# Problem requirements
Copy each line in the data that includes the word "source".

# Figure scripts

==============================

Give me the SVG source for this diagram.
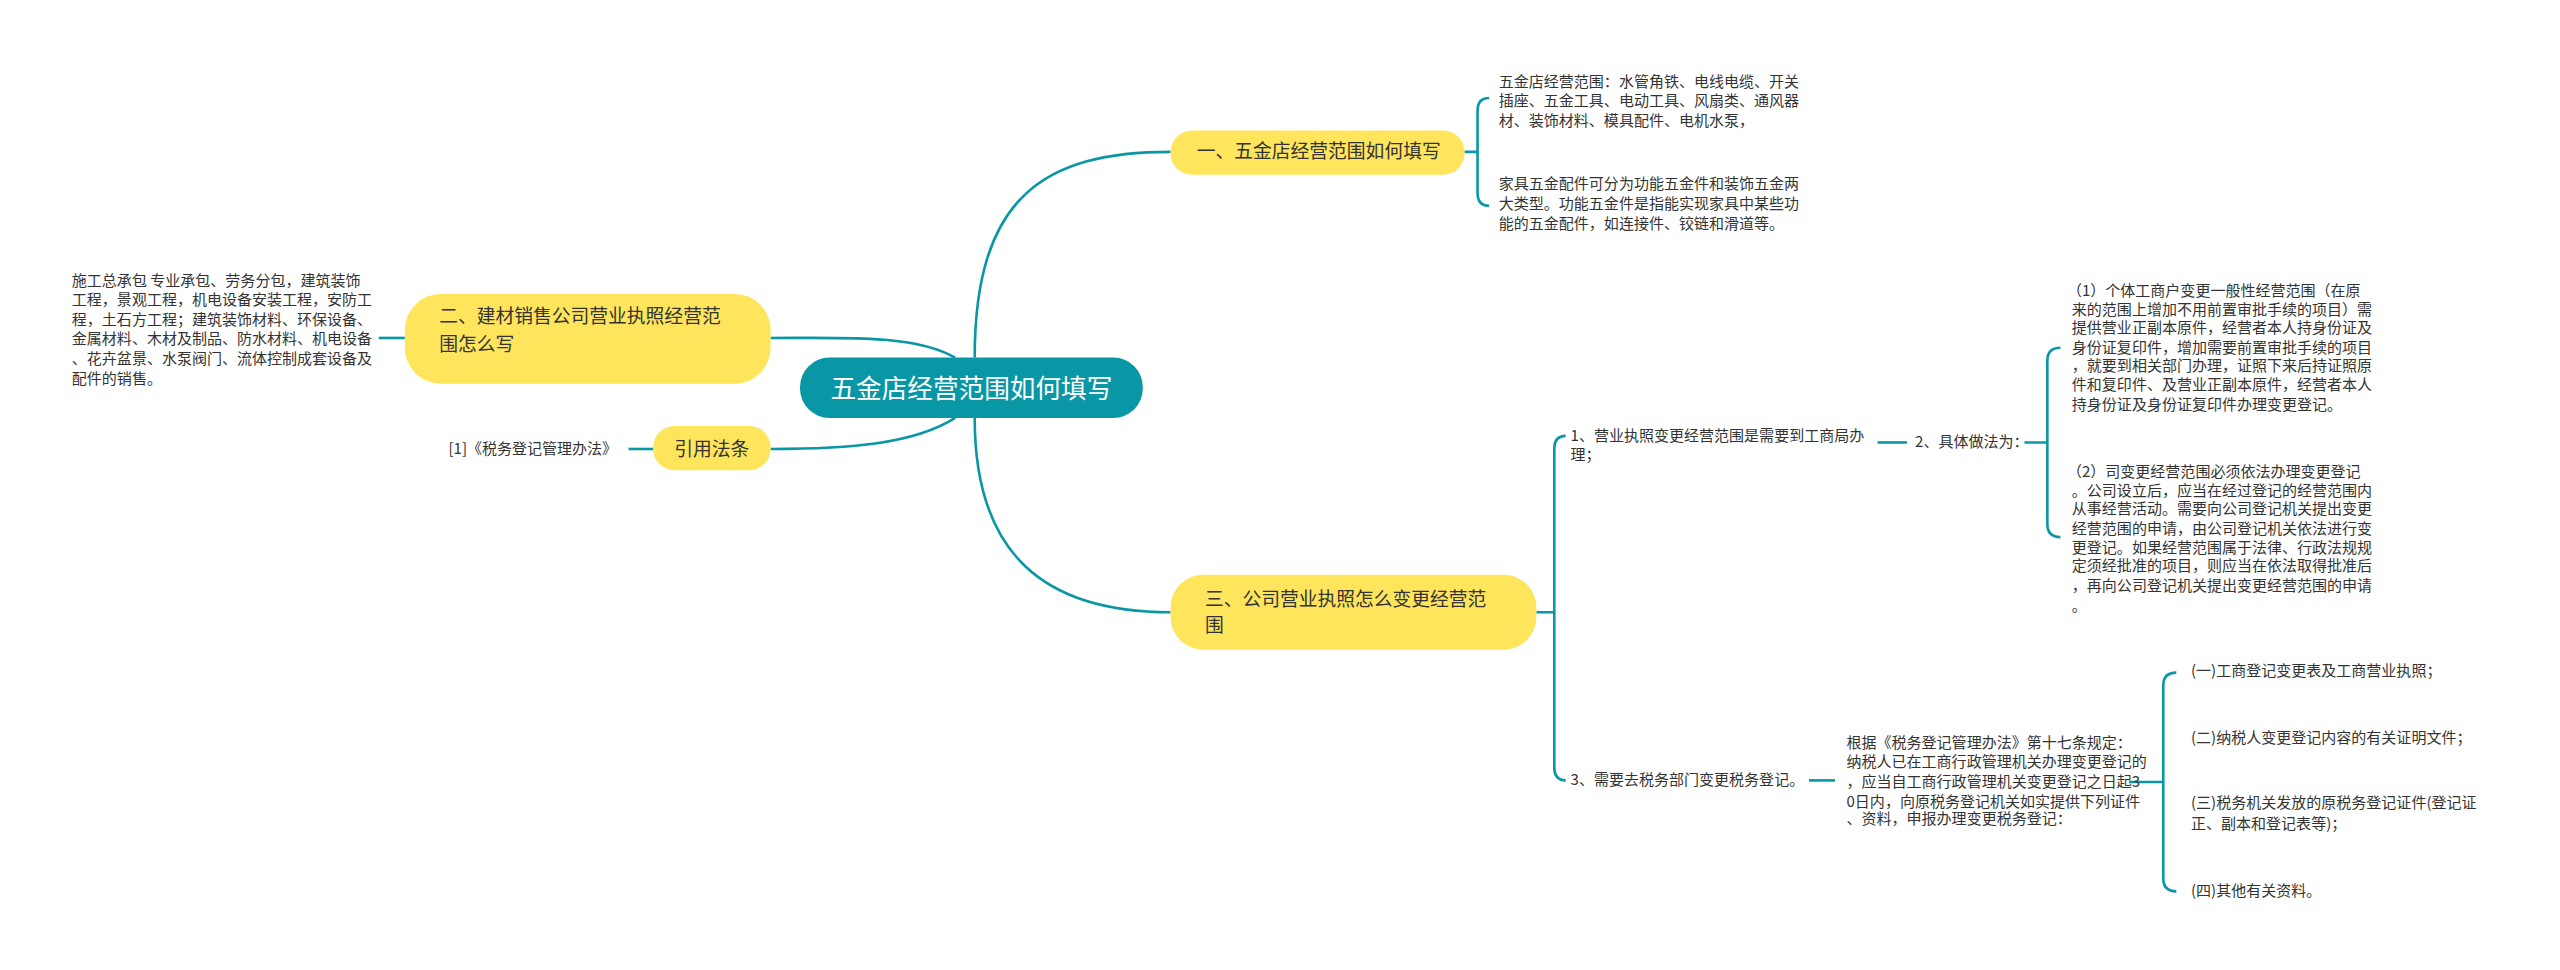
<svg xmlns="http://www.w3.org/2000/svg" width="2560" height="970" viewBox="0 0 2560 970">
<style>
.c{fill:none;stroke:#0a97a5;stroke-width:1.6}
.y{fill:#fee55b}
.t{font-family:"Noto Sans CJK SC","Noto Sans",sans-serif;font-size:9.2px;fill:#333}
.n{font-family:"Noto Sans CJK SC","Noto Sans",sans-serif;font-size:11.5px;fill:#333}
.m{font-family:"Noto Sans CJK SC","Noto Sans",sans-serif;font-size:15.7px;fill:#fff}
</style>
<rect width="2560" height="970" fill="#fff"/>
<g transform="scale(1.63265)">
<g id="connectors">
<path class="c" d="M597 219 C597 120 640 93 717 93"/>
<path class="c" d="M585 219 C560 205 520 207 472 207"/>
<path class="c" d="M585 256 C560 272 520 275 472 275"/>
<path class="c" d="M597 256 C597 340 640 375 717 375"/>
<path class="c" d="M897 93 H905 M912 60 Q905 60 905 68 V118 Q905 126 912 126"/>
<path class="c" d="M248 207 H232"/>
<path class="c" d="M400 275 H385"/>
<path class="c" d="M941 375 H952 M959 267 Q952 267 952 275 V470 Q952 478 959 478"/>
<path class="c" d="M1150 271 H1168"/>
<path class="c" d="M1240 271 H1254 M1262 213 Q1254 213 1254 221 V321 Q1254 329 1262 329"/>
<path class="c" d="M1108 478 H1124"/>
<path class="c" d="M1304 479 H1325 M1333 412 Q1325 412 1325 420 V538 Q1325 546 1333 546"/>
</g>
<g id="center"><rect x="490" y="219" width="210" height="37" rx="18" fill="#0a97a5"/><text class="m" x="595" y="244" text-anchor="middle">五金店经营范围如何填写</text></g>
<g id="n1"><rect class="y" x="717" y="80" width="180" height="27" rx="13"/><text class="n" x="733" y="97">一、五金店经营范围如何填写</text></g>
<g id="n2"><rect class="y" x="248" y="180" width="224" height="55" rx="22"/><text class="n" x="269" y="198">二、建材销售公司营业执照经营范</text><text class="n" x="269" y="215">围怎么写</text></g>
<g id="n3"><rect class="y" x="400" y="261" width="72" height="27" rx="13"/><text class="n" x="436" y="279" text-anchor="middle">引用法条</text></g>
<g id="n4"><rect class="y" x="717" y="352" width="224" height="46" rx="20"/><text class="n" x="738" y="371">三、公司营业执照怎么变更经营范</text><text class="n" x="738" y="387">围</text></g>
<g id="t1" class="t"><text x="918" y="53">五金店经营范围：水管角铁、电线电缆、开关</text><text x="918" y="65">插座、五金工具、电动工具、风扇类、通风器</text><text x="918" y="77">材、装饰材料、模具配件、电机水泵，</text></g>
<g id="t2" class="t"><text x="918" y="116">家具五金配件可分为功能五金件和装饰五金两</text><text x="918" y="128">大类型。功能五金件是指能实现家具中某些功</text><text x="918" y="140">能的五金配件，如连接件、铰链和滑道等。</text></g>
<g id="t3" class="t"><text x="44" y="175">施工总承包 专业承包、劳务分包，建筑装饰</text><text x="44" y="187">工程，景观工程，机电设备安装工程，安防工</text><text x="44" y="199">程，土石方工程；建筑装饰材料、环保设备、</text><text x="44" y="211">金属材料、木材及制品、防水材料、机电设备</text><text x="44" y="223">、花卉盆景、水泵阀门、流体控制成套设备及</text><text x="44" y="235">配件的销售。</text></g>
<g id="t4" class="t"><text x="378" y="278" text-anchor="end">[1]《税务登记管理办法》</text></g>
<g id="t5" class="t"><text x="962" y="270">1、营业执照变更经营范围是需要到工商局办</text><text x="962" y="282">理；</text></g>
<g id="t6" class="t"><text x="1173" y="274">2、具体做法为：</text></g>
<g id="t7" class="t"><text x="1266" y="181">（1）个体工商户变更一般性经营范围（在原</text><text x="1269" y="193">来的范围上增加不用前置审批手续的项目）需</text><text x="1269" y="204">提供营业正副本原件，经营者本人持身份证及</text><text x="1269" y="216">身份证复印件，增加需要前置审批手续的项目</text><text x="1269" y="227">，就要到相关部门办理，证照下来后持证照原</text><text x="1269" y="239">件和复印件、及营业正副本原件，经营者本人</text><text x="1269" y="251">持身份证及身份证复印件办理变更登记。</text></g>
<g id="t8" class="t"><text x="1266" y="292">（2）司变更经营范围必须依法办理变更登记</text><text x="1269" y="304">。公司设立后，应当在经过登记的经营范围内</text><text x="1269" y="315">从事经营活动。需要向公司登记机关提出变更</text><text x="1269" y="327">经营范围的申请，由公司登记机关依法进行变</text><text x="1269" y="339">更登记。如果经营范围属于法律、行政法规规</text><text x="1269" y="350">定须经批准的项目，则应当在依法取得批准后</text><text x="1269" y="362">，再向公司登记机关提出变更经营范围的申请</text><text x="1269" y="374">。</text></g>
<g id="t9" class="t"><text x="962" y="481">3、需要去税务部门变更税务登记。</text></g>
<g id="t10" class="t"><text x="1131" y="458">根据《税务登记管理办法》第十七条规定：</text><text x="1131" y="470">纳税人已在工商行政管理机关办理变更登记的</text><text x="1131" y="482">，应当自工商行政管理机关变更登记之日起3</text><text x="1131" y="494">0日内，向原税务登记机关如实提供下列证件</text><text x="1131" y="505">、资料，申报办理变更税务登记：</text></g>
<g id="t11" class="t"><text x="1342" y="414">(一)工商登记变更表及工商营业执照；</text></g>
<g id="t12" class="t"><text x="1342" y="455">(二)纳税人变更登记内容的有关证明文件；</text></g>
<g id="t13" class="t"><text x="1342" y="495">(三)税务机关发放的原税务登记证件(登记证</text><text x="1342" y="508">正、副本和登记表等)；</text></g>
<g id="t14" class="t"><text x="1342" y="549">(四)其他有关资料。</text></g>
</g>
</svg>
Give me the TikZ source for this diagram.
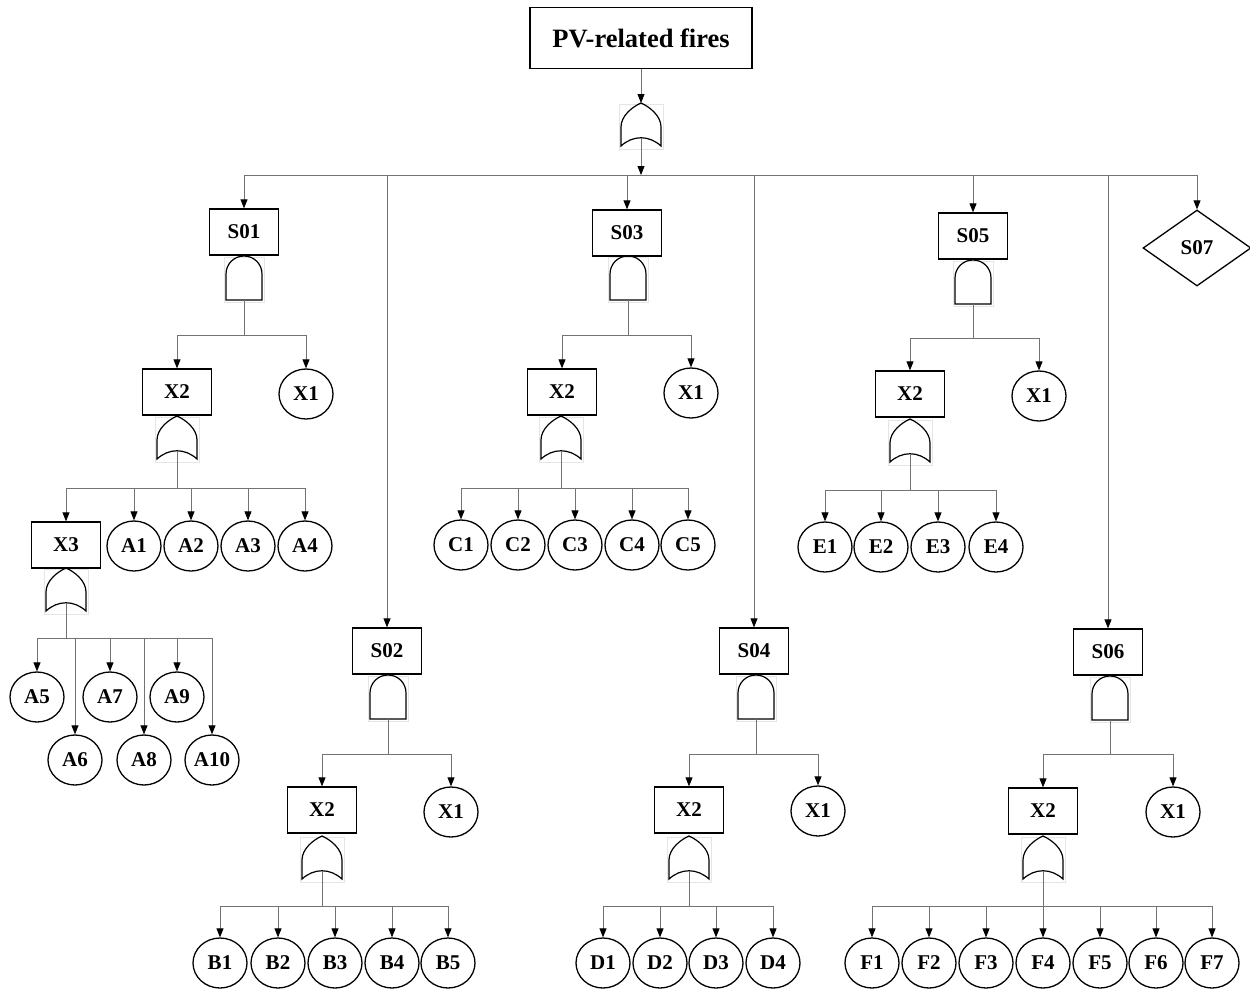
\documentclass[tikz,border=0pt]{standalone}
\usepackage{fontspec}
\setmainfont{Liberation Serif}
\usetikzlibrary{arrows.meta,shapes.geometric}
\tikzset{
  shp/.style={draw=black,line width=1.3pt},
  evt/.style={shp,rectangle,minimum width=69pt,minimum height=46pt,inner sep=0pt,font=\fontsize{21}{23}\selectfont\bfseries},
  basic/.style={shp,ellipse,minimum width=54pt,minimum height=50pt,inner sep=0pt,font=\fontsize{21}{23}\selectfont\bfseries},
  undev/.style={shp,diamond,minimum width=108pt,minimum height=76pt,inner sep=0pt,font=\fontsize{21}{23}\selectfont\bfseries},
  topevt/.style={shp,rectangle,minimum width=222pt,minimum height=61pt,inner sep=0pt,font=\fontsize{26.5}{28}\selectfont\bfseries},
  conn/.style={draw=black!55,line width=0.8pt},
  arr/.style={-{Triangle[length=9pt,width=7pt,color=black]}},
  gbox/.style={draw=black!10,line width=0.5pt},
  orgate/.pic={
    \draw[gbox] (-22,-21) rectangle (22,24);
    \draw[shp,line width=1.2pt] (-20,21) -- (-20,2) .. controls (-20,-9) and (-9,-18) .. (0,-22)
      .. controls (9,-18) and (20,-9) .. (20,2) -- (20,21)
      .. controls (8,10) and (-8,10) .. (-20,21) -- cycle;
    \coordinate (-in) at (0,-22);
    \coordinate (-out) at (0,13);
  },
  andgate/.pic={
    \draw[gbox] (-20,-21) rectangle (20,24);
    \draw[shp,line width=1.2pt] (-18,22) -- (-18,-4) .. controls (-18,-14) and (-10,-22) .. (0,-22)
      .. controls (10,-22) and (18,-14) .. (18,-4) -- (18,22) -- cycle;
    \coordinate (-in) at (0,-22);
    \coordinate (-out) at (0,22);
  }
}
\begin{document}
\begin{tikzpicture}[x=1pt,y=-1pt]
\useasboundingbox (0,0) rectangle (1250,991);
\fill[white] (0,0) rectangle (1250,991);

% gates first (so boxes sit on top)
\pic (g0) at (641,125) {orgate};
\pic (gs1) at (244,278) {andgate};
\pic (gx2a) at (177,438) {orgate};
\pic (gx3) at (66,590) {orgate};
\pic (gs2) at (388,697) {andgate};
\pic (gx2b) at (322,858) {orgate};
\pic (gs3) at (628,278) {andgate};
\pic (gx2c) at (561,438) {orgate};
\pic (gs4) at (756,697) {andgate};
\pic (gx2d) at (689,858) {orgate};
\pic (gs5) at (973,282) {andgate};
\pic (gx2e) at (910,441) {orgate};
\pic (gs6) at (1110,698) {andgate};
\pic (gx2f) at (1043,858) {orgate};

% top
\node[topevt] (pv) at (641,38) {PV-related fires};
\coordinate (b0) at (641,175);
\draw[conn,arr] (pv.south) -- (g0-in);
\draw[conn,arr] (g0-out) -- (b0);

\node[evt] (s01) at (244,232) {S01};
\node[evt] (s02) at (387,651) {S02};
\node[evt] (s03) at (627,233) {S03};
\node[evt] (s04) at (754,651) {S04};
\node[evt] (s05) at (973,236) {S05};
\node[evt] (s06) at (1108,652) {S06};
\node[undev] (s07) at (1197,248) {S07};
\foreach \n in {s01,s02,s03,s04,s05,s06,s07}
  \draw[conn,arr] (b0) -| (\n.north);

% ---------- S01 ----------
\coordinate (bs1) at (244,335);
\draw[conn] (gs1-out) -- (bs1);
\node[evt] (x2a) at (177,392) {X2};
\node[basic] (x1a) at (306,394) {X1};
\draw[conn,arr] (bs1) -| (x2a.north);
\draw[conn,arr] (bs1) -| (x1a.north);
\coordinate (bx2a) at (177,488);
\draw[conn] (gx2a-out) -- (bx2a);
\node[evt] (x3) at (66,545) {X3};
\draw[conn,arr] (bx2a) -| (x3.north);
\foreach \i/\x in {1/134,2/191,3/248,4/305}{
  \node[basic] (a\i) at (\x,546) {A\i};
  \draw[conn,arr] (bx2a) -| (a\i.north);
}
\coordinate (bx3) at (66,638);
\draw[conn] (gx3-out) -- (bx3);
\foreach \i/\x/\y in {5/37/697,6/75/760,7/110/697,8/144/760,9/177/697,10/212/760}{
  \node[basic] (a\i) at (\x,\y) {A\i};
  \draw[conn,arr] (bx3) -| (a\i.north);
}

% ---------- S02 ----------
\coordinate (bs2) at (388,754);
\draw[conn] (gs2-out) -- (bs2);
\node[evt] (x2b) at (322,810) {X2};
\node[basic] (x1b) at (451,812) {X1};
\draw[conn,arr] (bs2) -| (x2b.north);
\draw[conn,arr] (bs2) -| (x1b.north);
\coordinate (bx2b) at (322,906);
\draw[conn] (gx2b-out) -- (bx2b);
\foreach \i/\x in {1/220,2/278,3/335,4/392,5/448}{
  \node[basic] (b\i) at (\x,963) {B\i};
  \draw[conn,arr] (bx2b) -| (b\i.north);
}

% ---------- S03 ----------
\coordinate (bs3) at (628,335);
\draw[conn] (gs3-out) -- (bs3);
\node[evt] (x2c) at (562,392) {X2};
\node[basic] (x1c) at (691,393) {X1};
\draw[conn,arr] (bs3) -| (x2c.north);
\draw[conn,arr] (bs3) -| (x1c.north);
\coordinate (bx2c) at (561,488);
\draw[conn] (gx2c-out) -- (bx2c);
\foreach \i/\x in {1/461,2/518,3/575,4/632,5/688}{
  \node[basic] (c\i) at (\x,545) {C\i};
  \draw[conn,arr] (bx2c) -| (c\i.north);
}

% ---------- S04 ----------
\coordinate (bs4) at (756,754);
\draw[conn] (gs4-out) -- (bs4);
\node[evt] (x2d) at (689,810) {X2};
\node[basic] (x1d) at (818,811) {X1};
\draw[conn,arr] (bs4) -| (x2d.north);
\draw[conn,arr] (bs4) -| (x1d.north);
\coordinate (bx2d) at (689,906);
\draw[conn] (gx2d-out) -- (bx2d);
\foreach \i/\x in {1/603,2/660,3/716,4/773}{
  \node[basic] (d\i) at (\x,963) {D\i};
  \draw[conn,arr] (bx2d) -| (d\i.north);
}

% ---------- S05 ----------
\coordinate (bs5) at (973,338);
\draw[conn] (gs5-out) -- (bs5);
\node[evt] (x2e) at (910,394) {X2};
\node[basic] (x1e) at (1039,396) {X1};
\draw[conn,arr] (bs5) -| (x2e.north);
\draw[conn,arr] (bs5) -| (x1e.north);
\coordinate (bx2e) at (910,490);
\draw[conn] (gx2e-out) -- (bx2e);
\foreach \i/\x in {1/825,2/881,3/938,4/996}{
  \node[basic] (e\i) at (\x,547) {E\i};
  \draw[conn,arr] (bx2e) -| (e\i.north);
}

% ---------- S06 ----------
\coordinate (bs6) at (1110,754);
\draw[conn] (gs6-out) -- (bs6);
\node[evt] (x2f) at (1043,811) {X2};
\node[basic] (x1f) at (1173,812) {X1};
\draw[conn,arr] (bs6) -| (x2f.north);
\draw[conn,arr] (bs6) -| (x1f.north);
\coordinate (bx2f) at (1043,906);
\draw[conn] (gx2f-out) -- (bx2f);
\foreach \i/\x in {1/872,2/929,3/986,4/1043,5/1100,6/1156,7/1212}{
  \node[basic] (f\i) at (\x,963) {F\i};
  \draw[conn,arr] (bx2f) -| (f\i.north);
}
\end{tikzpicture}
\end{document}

==============================

# Output for this exercise
Give me the SVG source for this diagram.
Give me the TikZ source for this diagram.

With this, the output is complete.